Thy Thi Ly: U.S. troops opened fire on the villagers in their homes, killing 52, wounding 13, most of the dead were children, elderly men, and women.
Phi Phu: In 1967, U.S. troops killed 32 women and children, including the massacre of 20 non-combatants who were forced into a trench and blown up.
Dien Nien: On Oct. 19, 1966, U.S. and Korean troops massacred 112 civilians, some of the wounded drowned in nearby rice paddies by the boots of pursuing soldiers pressing their faces into the water.
Nhon Hoa: U.S. troops and their Korean allies on March 22, 1967, herded together, and killed, 86 villagers, plus 18 more at a nearby site.
My Khe: At a hamlet near My Lai and about the same time, 155 civilians were killed by men from Bravo company, 4th Battalion, 3rd infantry, which one soldier described “was like being in a shooting gallery.
Accounts of the torture of Vietnamese civilians and military captured by the U.S. are too numerous to cite in this essay, except to note that in 1971 an Army investigation concluded that violations of the Geneva Convention were “widespread” and that torture by U.S. troops was “standard practice,” Turse reports. A Pentagon task force, however, called war crimes allegations against General William Wesmoreland “unfounded,” explaining that while isolated criminal acts may have occurred “they were neither widespread nor extensive enough to render him criminally responsible for their commission.”

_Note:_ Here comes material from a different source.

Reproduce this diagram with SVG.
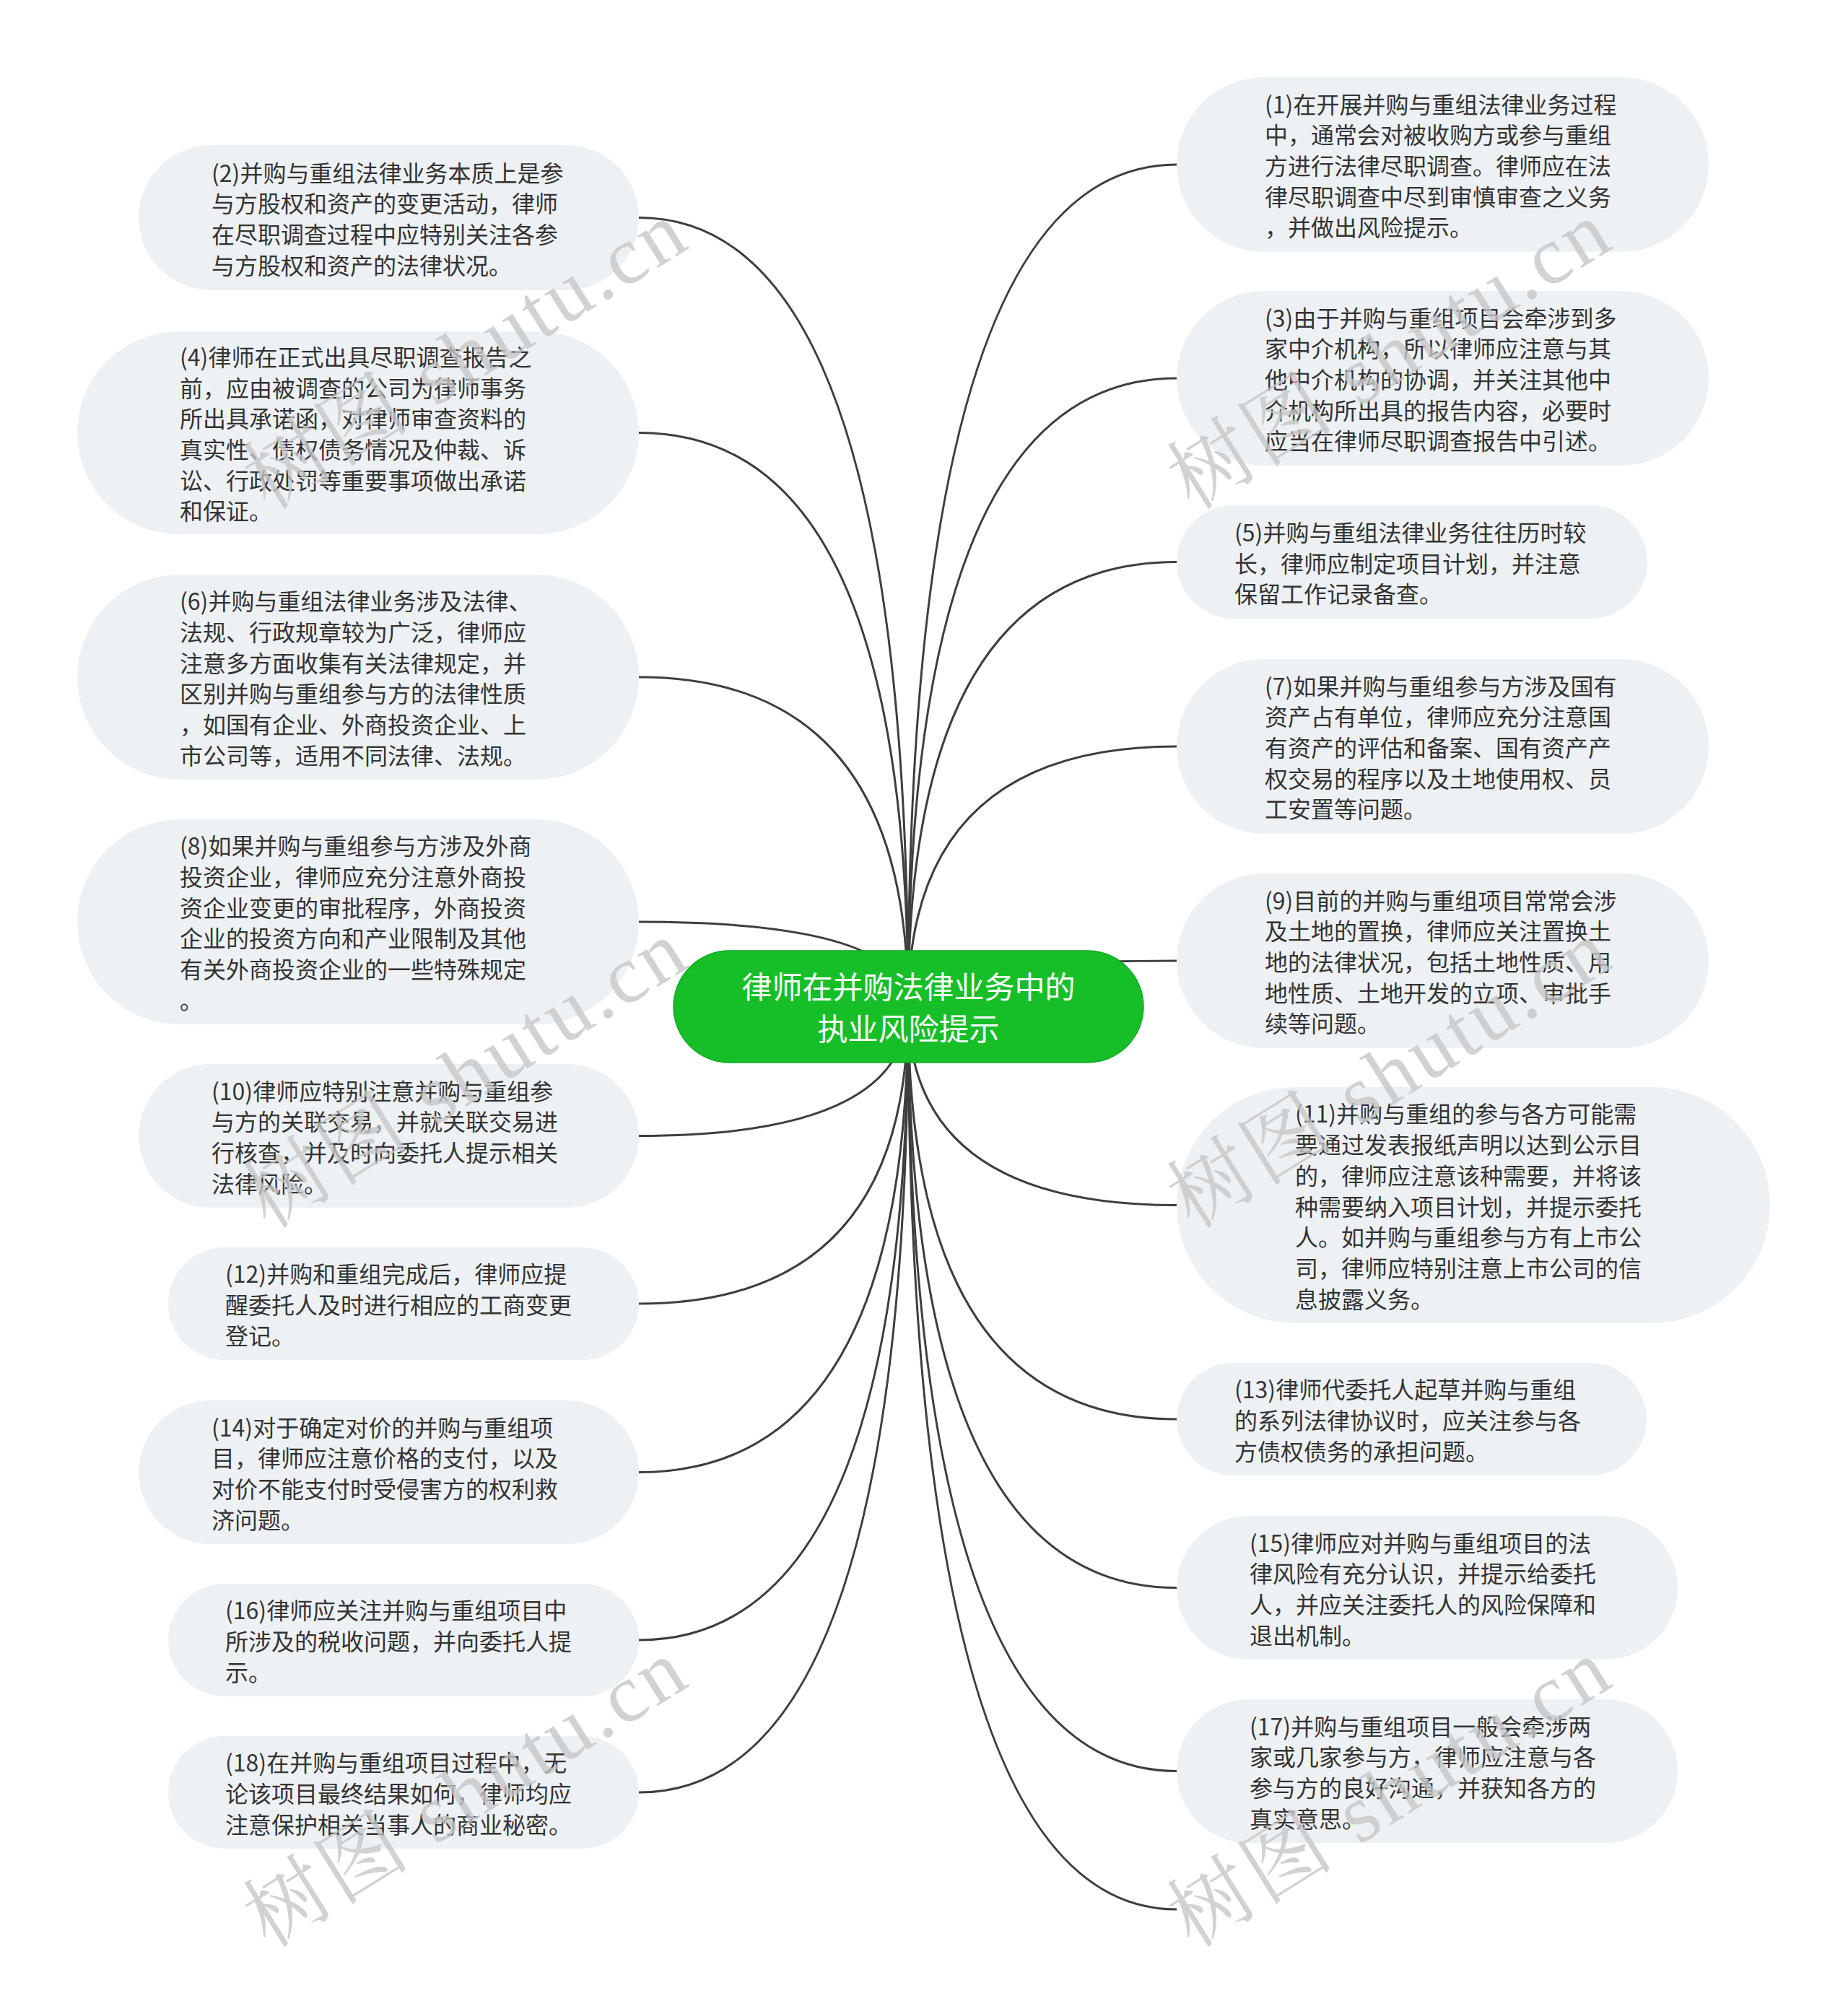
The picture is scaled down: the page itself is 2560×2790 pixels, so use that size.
<svg xmlns="http://www.w3.org/2000/svg" width="2560" height="2790" viewBox="0 0 2560 2790">
<style>
.n{fill:#eef1f4;}
.t{font-family:"Noto Sans CJK SC","Noto Sans",sans-serif;font-size:32px;fill:#333333;}
.rt{font-family:"Noto Sans CJK SC","Noto Sans",sans-serif;font-size:42px;fill:#ffffff;}
.c path{fill:none;stroke:#3c3f3c;stroke-width:3;}
.wm{font-family:"Liberation Serif","Noto Serif CJK SC","Noto Sans CJK SC",serif;font-size:114px;fill:#c6c6c6;opacity:0.78;letter-spacing:5px;}
</style>
<rect width="2560" height="2790" fill="#ffffff"/>
<g class="c" id="connectors">
<path d="M1258,1394 Q1258,301.5 885,301.5"/>
<path d="M1258,1394 Q1258,599.5 885,599.5"/>
<path d="M1258,1394 Q1258,938 885,938"/>
<path d="M1258,1394 Q1258,1277 885,1277"/>
<path d="M1258,1394 Q1258,1573.5 885,1573.5"/>
<path d="M1258,1394 Q1258,1806 885,1806"/>
<path d="M1258,1394 Q1258,2039.5 885,2039.5"/>
<path d="M1258,1394 Q1258,2272 885,2272"/>
<path d="M1258,1394 Q1258,2483 885,2483"/>
<path d="M1258,1394 Q1258,228 1630,228"/>
<path d="M1258,1394 Q1258,524 1630,524"/>
<path d="M1258,1394 Q1258,778.5 1630,778.5"/>
<path d="M1258,1394 Q1258,1034 1630,1034"/>
<path d="M1258,1394 Q1258,1331 1630,1331"/>
<path d="M1258,1394 Q1258,1669.5 1630,1669.5"/>
<path d="M1258,1394 Q1258,1966 1630,1966"/>
<path d="M1258,1394 Q1258,2199.5 1630,2199.5"/>
<path d="M1258,1394 Q1258,2453.5 1630,2453.5"/>
<path d="M1258,1394 Q1258,2645 1630,2645"/>
</g>
<g id="node1"><rect class="n" x="1630" y="107" width="737" height="242" rx="121"/>
<text class="t" x="1752" y="156.6"><tspan x="1752">(1)在开展并购与重组法律业务过程</tspan><tspan x="1752" dy="42.7">中，通常会对被收购方或参与重组</tspan><tspan x="1752" dy="42.7">方进行法律尽职调查。律师应在法</tspan><tspan x="1752" dy="42.7">律尽职调查中尽到审慎审查之义务</tspan><tspan x="1752" dy="42.7">，并做出风险提示。</tspan></text></g>
<g id="node2"><rect class="n" x="192" y="201" width="693" height="201" rx="100.5"/>
<text class="t" x="293" y="251.5"><tspan x="293">(2)并购与重组法律业务本质上是参</tspan><tspan x="293" dy="42.7">与方股权和资产的变更活动，律师</tspan><tspan x="293" dy="42.7">在尽职调查过程中应特别关注各参</tspan><tspan x="293" dy="42.7">与方股权和资产的法律状况。</tspan></text></g>
<g id="node3"><rect class="n" x="1630" y="403" width="737" height="242" rx="121"/>
<text class="t" x="1752" y="452.6"><tspan x="1752">(3)由于并购与重组项目会牵涉到多</tspan><tspan x="1752" dy="42.7">家中介机构，所以律师应注意与其</tspan><tspan x="1752" dy="42.7">他中介机构的协调，并关注其他中</tspan><tspan x="1752" dy="42.7">介机构所出具的报告内容，必要时</tspan><tspan x="1752" dy="42.7">应当在律师尽职调查报告中引述。</tspan></text></g>
<g id="node4"><rect class="n" x="107" y="459" width="778" height="281" rx="140.5"/>
<text class="t" x="249" y="506.8"><tspan x="249">(4)律师在正式出具尽职调查报告之</tspan><tspan x="249" dy="42.7">前，应由被调查的公司为律师事务</tspan><tspan x="249" dy="42.7">所出具承诺函，对律师审查资料的</tspan><tspan x="249" dy="42.7">真实性、债权债务情况及仲裁、诉</tspan><tspan x="249" dy="42.7">讼、行政处罚等重要事项做出承诺</tspan><tspan x="249" dy="42.7">和保证。</tspan></text></g>
<g id="node5"><rect class="n" x="1630" y="700" width="652" height="157" rx="78.5"/>
<text class="t" x="1710" y="749.8"><tspan x="1710">(5)并购与重组法律业务往往历时较</tspan><tspan x="1710" dy="42.7">长，律师应制定项目计划，并注意</tspan><tspan x="1710" dy="42.7">保留工作记录备查。</tspan></text></g>
<g id="node6"><rect class="n" x="107" y="796" width="778" height="284" rx="142"/>
<text class="t" x="249" y="845.3"><tspan x="249">(6)并购与重组法律业务涉及法律、</tspan><tspan x="249" dy="42.7">法规、行政规章较为广泛，律师应</tspan><tspan x="249" dy="42.7">注意多方面收集有关法律规定，并</tspan><tspan x="249" dy="42.7">区别并购与重组参与方的法律性质</tspan><tspan x="249" dy="42.7">，如国有企业、外商投资企业、上</tspan><tspan x="249" dy="42.7">市公司等，适用不同法律、法规。</tspan></text></g>
<g id="node7"><rect class="n" x="1630" y="913" width="737" height="242" rx="121"/>
<text class="t" x="1752" y="962.6"><tspan x="1752">(7)如果并购与重组参与方涉及国有</tspan><tspan x="1752" dy="42.7">资产占有单位，律师应充分注意国</tspan><tspan x="1752" dy="42.7">有资产的评估和备案、国有资产产</tspan><tspan x="1752" dy="42.7">权交易的程序以及土地使用权、员</tspan><tspan x="1752" dy="42.7">工安置等问题。</tspan></text></g>
<g id="node8"><rect class="n" x="107" y="1135" width="778" height="284" rx="142"/>
<text class="t" x="249" y="1184.3"><tspan x="249">(8)如果并购与重组参与方涉及外商</tspan><tspan x="249" dy="42.7">投资企业，律师应充分注意外商投</tspan><tspan x="249" dy="42.7">资企业变更的审批程序，外商投资</tspan><tspan x="249" dy="42.7">企业的投资方向和产业限制及其他</tspan><tspan x="249" dy="42.7">有关外商投资企业的一些特殊规定</tspan><tspan x="249" dy="42.7">。</tspan></text></g>
<g id="node9"><rect class="n" x="1630" y="1210" width="737" height="242" rx="121"/>
<text class="t" x="1752" y="1259.6"><tspan x="1752">(9)目前的并购与重组项目常常会涉</tspan><tspan x="1752" dy="42.7">及土地的置换，律师应关注置换土</tspan><tspan x="1752" dy="42.7">地的法律状况，包括土地性质、用</tspan><tspan x="1752" dy="42.7">地性质、土地开发的立项、审批手</tspan><tspan x="1752" dy="42.7">续等问题。</tspan></text></g>
<g id="node10"><rect class="n" x="192" y="1474" width="693" height="199" rx="99.5"/>
<text class="t" x="293" y="1523.5"><tspan x="293">(10)律师应特别注意并购与重组参</tspan><tspan x="293" dy="42.7">与方的关联交易，并就关联交易进</tspan><tspan x="293" dy="42.7">行核查，并及时向委托人提示相关</tspan><tspan x="293" dy="42.7">法律风险。</tspan></text></g>
<g id="node11"><rect class="n" x="1630" y="1506" width="822" height="327" rx="163.5"/>
<text class="t" x="1794" y="1555.4"><tspan x="1794">(11)并购与重组的参与各方可能需</tspan><tspan x="1794" dy="42.7">要通过发表报纸声明以达到公示目</tspan><tspan x="1794" dy="42.7">的，律师应注意该种需要，并将该</tspan><tspan x="1794" dy="42.7">种需要纳入项目计划，并提示委托</tspan><tspan x="1794" dy="42.7">人。如并购与重组参与方有上市公</tspan><tspan x="1794" dy="42.7">司，律师应特别注意上市公司的信</tspan><tspan x="1794" dy="42.7">息披露义务。</tspan></text></g>
<g id="node12"><rect class="n" x="233" y="1728" width="652" height="156" rx="78"/>
<text class="t" x="312" y="1777.3"><tspan x="312">(12)并购和重组完成后，律师应提</tspan><tspan x="312" dy="42.7">醒委托人及时进行相应的工商变更</tspan><tspan x="312" dy="42.7">登记。</tspan></text></g>
<g id="node13"><rect class="n" x="1630" y="1888" width="651" height="156" rx="78"/>
<text class="t" x="1710" y="1937.3"><tspan x="1710">(13)律师代委托人起草并购与重组</tspan><tspan x="1710" dy="42.7">的系列法律协议时，应关注参与各</tspan><tspan x="1710" dy="42.7">方债权债务的承担问题。</tspan></text></g>
<g id="node14"><rect class="n" x="192" y="1940" width="693" height="199" rx="99.5"/>
<text class="t" x="293" y="1989.5"><tspan x="293">(14)对于确定对价的并购与重组项</tspan><tspan x="293" dy="42.7">目，律师应注意价格的支付，以及</tspan><tspan x="293" dy="42.7">对价不能支付时受侵害方的权利救</tspan><tspan x="293" dy="42.7">济问题。</tspan></text></g>
<g id="node15"><rect class="n" x="1630" y="2100" width="694" height="199" rx="99.5"/>
<text class="t" x="1731" y="2149.5"><tspan x="1731">(15)律师应对并购与重组项目的法</tspan><tspan x="1731" dy="42.7">律风险有充分认识，并提示给委托</tspan><tspan x="1731" dy="42.7">人，并应关注委托人的风险保障和</tspan><tspan x="1731" dy="42.7">退出机制。</tspan></text></g>
<g id="node16"><rect class="n" x="233" y="2194" width="652" height="156" rx="78"/>
<text class="t" x="312" y="2243.3"><tspan x="312">(16)律师应关注并购与重组项目中</tspan><tspan x="312" dy="42.7">所涉及的税收问题，并向委托人提</tspan><tspan x="312" dy="42.7">示。</tspan></text></g>
<g id="node17"><rect class="n" x="1630" y="2354" width="694" height="199" rx="99.5"/>
<text class="t" x="1731" y="2403.5"><tspan x="1731">(17)并购与重组项目一般会牵涉两</tspan><tspan x="1731" dy="42.7">家或几家参与方，律师应注意与各</tspan><tspan x="1731" dy="42.7">参与方的良好沟通，并获知各方的</tspan><tspan x="1731" dy="42.7">真实意思。</tspan></text></g>
<g id="node18"><rect class="n" x="233" y="2405" width="652" height="156" rx="78"/>
<text class="t" x="312" y="2454.3"><tspan x="312">(18)在并购与重组项目过程中，无</tspan><tspan x="312" dy="42.7">论该项目最终结果如何，律师均应</tspan><tspan x="312" dy="42.7">注意保护相关当事人的商业秘密。</tspan></text></g>
<g id="root"><rect x="933" y="1317" width="651" height="155" rx="77.5" fill="#16bf28" stroke="#12a824" stroke-width="1.5"/>
<text class="rt" x="1258.5" y="1383" text-anchor="middle">律师在并购法律业务中的</text>
<text class="rt" x="1258.5" y="1441" text-anchor="middle">执业风险提示</text></g>
<g id="watermarks">
<text class="wm" transform="rotate(-32 372 708)" x="372" y="708">树图 shutu.cn</text>
<text class="wm" transform="rotate(-32 1652 708)" x="1652" y="708">树图 shutu.cn</text>
<text class="wm" transform="rotate(-32 372 1704)" x="372" y="1704">树图 shutu.cn</text>
<text class="wm" transform="rotate(-32 1652 1704)" x="1652" y="1704">树图 shutu.cn</text>
<text class="wm" transform="rotate(-32 372 2700)" x="372" y="2700">树图 shutu.cn</text>
<text class="wm" transform="rotate(-32 1652 2700)" x="1652" y="2700">树图 shutu.cn</text>
</g>
</svg>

The much-celebrated Nuremburg judgment of 1945 in which Nazi leaders were convicted of genocide, crimes against humanity, war crimes, and crimes against peace, was supposed to usher in a new era in which leaders would be held accountable for the crimes of their subordinates. Offences, such as those committed by the Nazis, were so heinous that even those who knew of the atrocities were to be held accountable, despite not being directly involved in them. The war crimes recently committed by US occupation forces in Iraq, notably the massacres of civilians in Falluja and the torture of detainees held in Abu Ghraib prison, has once again raised the question of military accountability. Ultimately, who is to be held responsible? Does accountability end with the direct perpetrators of the acts, their immediate superiors or does it terminate with the commander in chief in the White House?
A brief review of similar in recent history indicates three things: firstly, that war crimes and crimes against humanity are frequently committed by invading occupying forces. Secondly, prosecutions for such atrocities are rare and sentences very lenient. Thirdly, accountability is restricted to those individuals directly involved in the atrocities. Those higher up the chain of command are rarely, if ever, brought to justice. If anything, their deeds raise them even higher up the chain.
Metsfanmax wrote:We can have the CIA without torture.
_sabotage_ wrote:They punished the guy who blew the whistle BBS you cynic.
"Democracy is the theory that the common people know what they want, and deserve to get it good and hard."
BigBallinStalin wrote:Metsfanmax wrote:We can have the CIA without torture.
That's extremely unlikely--unless we posit a unicorn state. A polity is an evolutionary process (or really an emergent order). Order isn't really imposed from one sub-unit in the political process. Order is the result from the numerous interactions among politicians, bureaucrats, interest groups, and voters. Sure, the Executive might be able to end the torture programs, but that doesn't mean much given that pretty much every executive branch has supported the CIA and their counter-terror programs since the 60s. Given very little "oversight" and the numerous voters, who believe in unicorn states while falling victim to rubbish rationalizations ("national security"), don't expect good outcomes to follow.
This is what happens when government is granted the power to ignore its own constitutional rules. That idea of the constitution being a living document is partly responsible for such outcomes.
Was the CIA's budget cut in the cromnibus vote? Who, if anybody, was actually punished? Is it reasonable to expect the federal courts to indict federal agents and politicians?